Durch diese Unendlichkeit in sich ist der Begriff an sich selbst schon Totalität. Denn er ist die Einheit mit sich im Anderssein und dadurch das Freie, das alle Negation nur als Selbstbestimmung und nicht als fremdartige Beschränkung durch Anderes hat. Als diese Totalität aber enthält der Begriff bereits alles, was die Realität als solche zur Erscheinung bringt und die Idee zur vermittelten Einheit zurückführt. Die da meinen, sie hätten an der Idee etwas ganz Anderes, Besonderes gegen den Begriff, kennen weder die Natur der Idee noch des Begriffes. Zugleich aber unterscheidet sich der Begriff von der Idee dadurch, daß er die Besonderung nur in abstracto ist, denn die Bestimmtheit, als im Begriff, bleibt in der Einheit und ideellen Allgemeinheit, welche das Element des Begriffs ist, gehalten.

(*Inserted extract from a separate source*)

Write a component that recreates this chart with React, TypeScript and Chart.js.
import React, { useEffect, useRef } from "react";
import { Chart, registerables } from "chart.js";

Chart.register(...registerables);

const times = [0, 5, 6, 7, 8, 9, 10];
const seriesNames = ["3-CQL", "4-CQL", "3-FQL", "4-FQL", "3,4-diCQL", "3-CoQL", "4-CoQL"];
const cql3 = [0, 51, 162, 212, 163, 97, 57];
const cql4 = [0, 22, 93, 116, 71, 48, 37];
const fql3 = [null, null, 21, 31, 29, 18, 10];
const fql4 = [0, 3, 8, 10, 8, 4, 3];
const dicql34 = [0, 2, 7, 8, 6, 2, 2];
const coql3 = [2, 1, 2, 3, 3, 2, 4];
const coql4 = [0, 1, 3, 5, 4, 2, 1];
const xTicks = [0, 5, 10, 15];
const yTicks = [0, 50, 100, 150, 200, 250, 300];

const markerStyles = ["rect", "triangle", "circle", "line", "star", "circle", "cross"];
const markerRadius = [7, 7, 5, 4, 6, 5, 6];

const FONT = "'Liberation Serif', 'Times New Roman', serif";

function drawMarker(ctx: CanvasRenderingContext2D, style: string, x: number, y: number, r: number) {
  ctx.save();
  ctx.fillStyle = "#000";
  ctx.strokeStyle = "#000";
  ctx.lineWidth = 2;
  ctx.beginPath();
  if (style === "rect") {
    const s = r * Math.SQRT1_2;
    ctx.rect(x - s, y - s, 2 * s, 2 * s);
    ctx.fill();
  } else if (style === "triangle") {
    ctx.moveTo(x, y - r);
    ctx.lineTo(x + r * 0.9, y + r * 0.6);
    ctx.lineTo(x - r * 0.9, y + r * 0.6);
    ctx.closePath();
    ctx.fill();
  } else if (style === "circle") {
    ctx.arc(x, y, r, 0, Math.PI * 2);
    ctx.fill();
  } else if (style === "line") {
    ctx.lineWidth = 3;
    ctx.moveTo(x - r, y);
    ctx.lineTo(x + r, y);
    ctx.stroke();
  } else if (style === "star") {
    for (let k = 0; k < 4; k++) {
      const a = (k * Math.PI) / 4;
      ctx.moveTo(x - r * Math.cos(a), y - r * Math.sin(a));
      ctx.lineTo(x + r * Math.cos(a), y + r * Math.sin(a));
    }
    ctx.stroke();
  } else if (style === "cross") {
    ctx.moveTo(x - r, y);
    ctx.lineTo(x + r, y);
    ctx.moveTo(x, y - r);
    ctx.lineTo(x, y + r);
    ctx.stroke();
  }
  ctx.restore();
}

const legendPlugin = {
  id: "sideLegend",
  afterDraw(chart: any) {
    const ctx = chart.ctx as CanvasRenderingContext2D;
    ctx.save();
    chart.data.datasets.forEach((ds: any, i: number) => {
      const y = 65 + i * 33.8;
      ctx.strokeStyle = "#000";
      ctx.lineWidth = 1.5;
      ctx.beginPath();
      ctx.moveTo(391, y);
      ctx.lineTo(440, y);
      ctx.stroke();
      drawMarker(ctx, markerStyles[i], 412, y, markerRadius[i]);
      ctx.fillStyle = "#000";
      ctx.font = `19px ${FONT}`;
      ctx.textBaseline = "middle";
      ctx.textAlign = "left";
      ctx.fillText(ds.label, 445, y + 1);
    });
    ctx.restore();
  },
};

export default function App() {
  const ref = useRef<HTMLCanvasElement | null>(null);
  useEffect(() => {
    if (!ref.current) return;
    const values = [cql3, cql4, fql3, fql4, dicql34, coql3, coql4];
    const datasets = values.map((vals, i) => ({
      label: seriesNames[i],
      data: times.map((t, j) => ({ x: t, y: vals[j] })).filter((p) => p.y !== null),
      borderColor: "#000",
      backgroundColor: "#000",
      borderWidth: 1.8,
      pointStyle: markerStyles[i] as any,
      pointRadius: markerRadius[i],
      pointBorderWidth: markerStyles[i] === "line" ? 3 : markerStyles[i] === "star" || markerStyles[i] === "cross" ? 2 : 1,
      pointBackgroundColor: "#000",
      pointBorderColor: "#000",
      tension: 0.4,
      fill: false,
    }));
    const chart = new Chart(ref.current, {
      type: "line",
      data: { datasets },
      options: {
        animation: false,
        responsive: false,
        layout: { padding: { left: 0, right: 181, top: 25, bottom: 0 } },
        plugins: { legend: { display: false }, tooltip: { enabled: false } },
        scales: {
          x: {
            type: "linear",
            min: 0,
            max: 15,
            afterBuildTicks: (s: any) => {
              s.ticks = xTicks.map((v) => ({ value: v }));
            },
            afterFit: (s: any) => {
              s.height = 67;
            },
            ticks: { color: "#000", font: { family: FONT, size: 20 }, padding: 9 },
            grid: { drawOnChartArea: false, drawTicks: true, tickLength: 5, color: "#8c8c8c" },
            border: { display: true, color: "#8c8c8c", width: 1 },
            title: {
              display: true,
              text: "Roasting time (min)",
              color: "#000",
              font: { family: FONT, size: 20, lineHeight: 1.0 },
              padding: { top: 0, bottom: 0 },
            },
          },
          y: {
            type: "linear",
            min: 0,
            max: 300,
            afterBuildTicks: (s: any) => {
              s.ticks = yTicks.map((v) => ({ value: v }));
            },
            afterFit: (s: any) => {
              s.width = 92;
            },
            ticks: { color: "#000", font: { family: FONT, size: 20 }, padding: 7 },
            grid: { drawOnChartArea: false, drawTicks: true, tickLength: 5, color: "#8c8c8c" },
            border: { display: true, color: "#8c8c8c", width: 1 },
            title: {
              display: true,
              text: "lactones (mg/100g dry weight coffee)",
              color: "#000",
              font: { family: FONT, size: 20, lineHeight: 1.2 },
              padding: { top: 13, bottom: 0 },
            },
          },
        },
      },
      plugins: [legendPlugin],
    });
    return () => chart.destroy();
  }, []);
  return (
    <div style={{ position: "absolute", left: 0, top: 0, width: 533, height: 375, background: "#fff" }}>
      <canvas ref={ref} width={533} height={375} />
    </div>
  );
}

Dann aber bleibt der Begriff selbst noch in der Einseitigkeit stehen und ist von dem Mangel behaftet, daß er, obschon an sich selbst die Totalität, dennoch nur der Seite der Einheit und Allgemeinheit das Recht freier Entwicklung vergönnt. Weil diese Einseitigkeit nun aber dem eigenen Wesen des Begriffs unangemessen ist, hebt der Begriff dieselbe seinem eigenen Begriff nach auf. Er negiert sich als diese ideelle Einheit und Allgemeinheit und entläßt nun, was dieselbe in ideeller Subjektivität in sich schloß, zu realer selbständiger Objektivität. Der Begriff durch eigene Tätigkeit setzt sich als die Objektivität.

b) Die Objektivität, für sich betrachtet, ist daher selber nichts anderes als die Realität des Begriffs, aber der Begriff in Form selbständiger Besonderung und realer Unterscheidung aller Momente, deren ideelle Einheit der Begriff als subjektiver war.

Da es nun aber nur der Begriff ist, der in der Objektivität sich Dasein und Realität zu geben hat, so wird die Objektivität an ihr selber den Begriff zur Wirklichkeit bringen müssen. Der Begriff jedoch ist die vermittelte ideelle Einheit seiner besonderen Momente. Innerhalb ihres realen Unterschiedes hat sich deshalb die ideelle, begriffsmäßige Einheit der Besonderheiten an ihnen selber ebensosehr wiederherzustellen. Wie die reale Besonderheit hat auch deren zur Idealität vermittelte Einheit an ihnen zu existieren. Dies ist die Macht des Begriffs, der seine Allgemeinheit nicht in der zerstreuten Objektivität aufgibt oder verliert, sondern diese seine Einheit gerade durch die Realität und in derselben offenbar macht. Denn es ist sein eigener Begriff, sich in seinem Anderen die Einheit mit sich zu bewahren. Nur so ist er die wirkliche und wahrhaftige Totalität.

c) Diese Totalität ist die Idee. Sie nämlich ist nicht nur die ideelle Einheit und Subjektivität des Begriffs, sondern in gleicher Weise die Objektivität desselben, aber die Objektivität, welche dem Begriffe nicht als ein nur Entgegengesetztes gegenübersteht, sondern in welcher der Begriff sich als auf sich selbst bezieht. Nach beiden Seiten des subjektiven und objektiven Begriffs ist die Idee ein Ganzes, zugleich aber die sich ewig vollbringende und vollbrachte Übereinstimmung und vermittelte Einheit dieser Totalitäten. Nur so ist die Idee die Wahrheit und alle Wahrheit.